La escobilla
El que no posee el don de maravillarse ni de entusiasmarse,
más le valdría estar muerto, porque sus ojos están cerrados.
A. Einstein.
Sobre once kilómetros de playa soy el único caminante, bajo un cielo azul purpúreo ante mis ojos se esparce una larga culebra dorada; el océano colérico estalla en mis tímpanos y en la arena; las altas olas hacia el sol se yerguen, a plomo cae el día; hoy estamos a treinta y ocho grados bajo la sombra. En el horizonte una línea lejana se avista –allá, en lo remoto- hasta donde mi mirada alcanza, se parte el mundo, es una línea de un azul traslucido lo que divide el mar del cielo; -cerca de mí, sobre la costa- a cinco centímetros del suelo veo como se deslizan los ostreritos sobre el océano, como vuelan batiéndose entre la ola y el viento, como en la magnitud de su revoloteo cave el horizonte. En el aire, a lo alto, las espumosas nubes son como otro mar al acecho. Aquí, me maravilla el mundo. Aquí, termino de convencerme de que en esta vida, todo se reflecta.
Playa la escobilla es el nombre de este edén terráqueo, este pequeño trozo del basto océano pacífico donde la tortuga golfina ha decidido desde hace miles de años salir del mar, para tirarse de panza sobre la playa y tranquilamente, ponerse a echar la hueva.
Desde el atardecer, con un brete y un caparazón de sesenta kilos sale la tortuga del mar; exhausta llega, jadeante se va. Enterrados a cuarenta centímetros del suelo
ha dejado sus esfuerzos, sepultada bajo el arena deja esperanzas de vida.
Para ello ha sorteado depredadores, redes de pescadores y la furia de las olas en el mar. En la playa, enfrenta saqueadores, hueveros ávidos de sacar un salario necesario, investigadores curiosos y turistas morbosos.
La gente de la comunidad dice que desde la sierra; cuando sale el animalito, se ve nomás como fulgura, como brilla la coraza de la tortuga; dicen que son como estrellas que salen del mar.
En la escobilla todo resplandece, bajo el suelo se gestan millones de vidas, la dorada arena día y noche palpita.

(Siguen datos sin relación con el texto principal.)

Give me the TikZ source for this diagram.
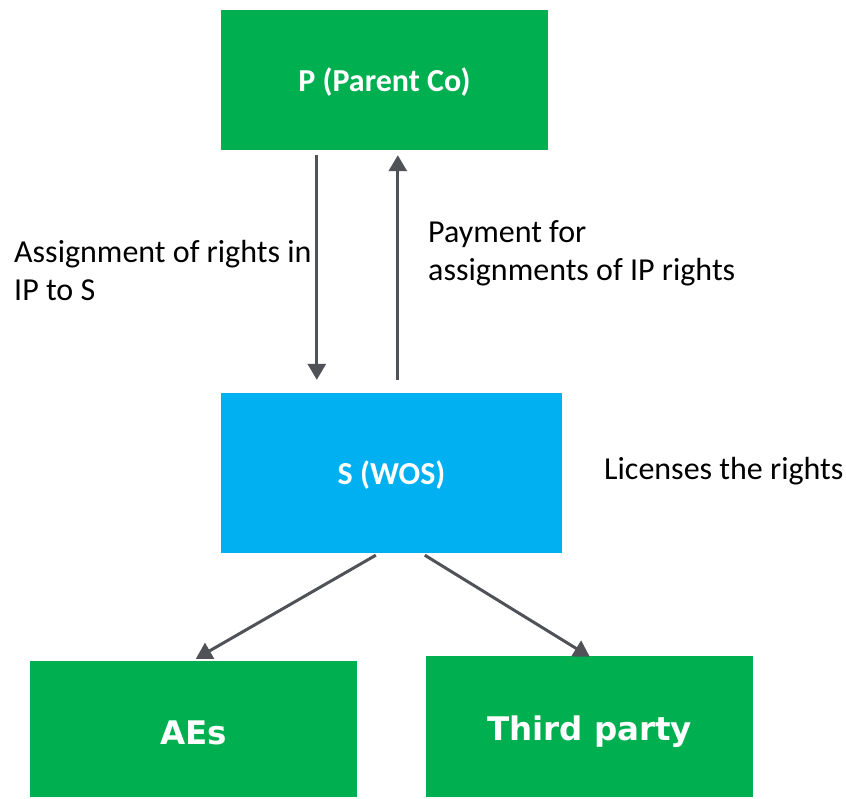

Es medio día, el sol me tuesta el lomo, el cabrilleo del mar se escurre por mis talones; sobre la luminosa arena otros brillos fulguran, ostras y caracolas resplandecen púrpuras sobre la dorada arena. El océano, generoso les sirve la mesa a las aves; y donde los ostreritos y los playeritos jaman se encuentra una diversidad de tesoros luminosos y de rumores que el mar arrastra.
Piedras de todas las texturas y de todos los colores iluminan mis ojos, entre ellas distingo una piedra de arena. Polvo luminoso hecho roca, diminuto grano de luz consolidado en mi puño, arena solidificada con el paso de la marea y de los días; tiempo que se petrifica.
Ante mi, olas sordas se arrastran; una a una estallan en una erupción de espuma, es un vigor oscilante y furioso, pero inconsciente de su propia inmensidad; sólo al hombre que contempla solo le asombra el mundo.
Camino por la playa, sobre una duna me siento, observo, veo, entiendo. Todo mi ser está rodeado de luz, de belleza, bajo el suelo que mis pies pisan instante a instante se gesta la vida. Bajo el sol calcinante, presuroso escribo: el poeta debe asumir un duelo a muerte entre el poema y el deleite.
A lado de mi hay un mineral sin brillo, sopeso el volumen de la voluta roca y me pregunto ¿a que lejano río pertenecerá la historia de piedra tan opaca, tan pesada, tan poco porosa y tan majestuosa?
Anaxágoras ya lo decía, todo tiene que ver con todo, nada puede permanecer aislado, tal es el mensaje que a la orilla del mar porta este pedazo de vida, tales son los secretos que arroja el mar y las rocas peregrinas. De átomos diminutos está hecha la vida como de minúsculas chispas de arena la costa. La existencia son partículas que se pierden en el aire, todos los instantes inciden en todos los lados todo el tiempo. La roca más luminosa, la piedra que sobre mi cabeza a seis mil grados hierve, cotidianamente nos llena de energía y su luz se esparce por la vida.
Aquí termina este viaje. Dentro de unos días por mis pupilas entraran cientos de automóviles y miles de ciudadanos deprimidos; no sé dónde me ha de caber tanto cadáver, tanta miseria.
Si algún día, algún viandante desmoralizado me preguntara qué ha de hacer con su existencia; en dónde es que debe poner su cuerpo; cómo es que ha de ocupar sus esfuerzos; yo con voz impostada le diría: hazte pescador en Mazunte, se voluntario en playa La escobilla; ve por el mundo con una mochila al hombro y con una breve sentencia; y descubre, asómbrate de lo maravillosa que en realidad es la vida.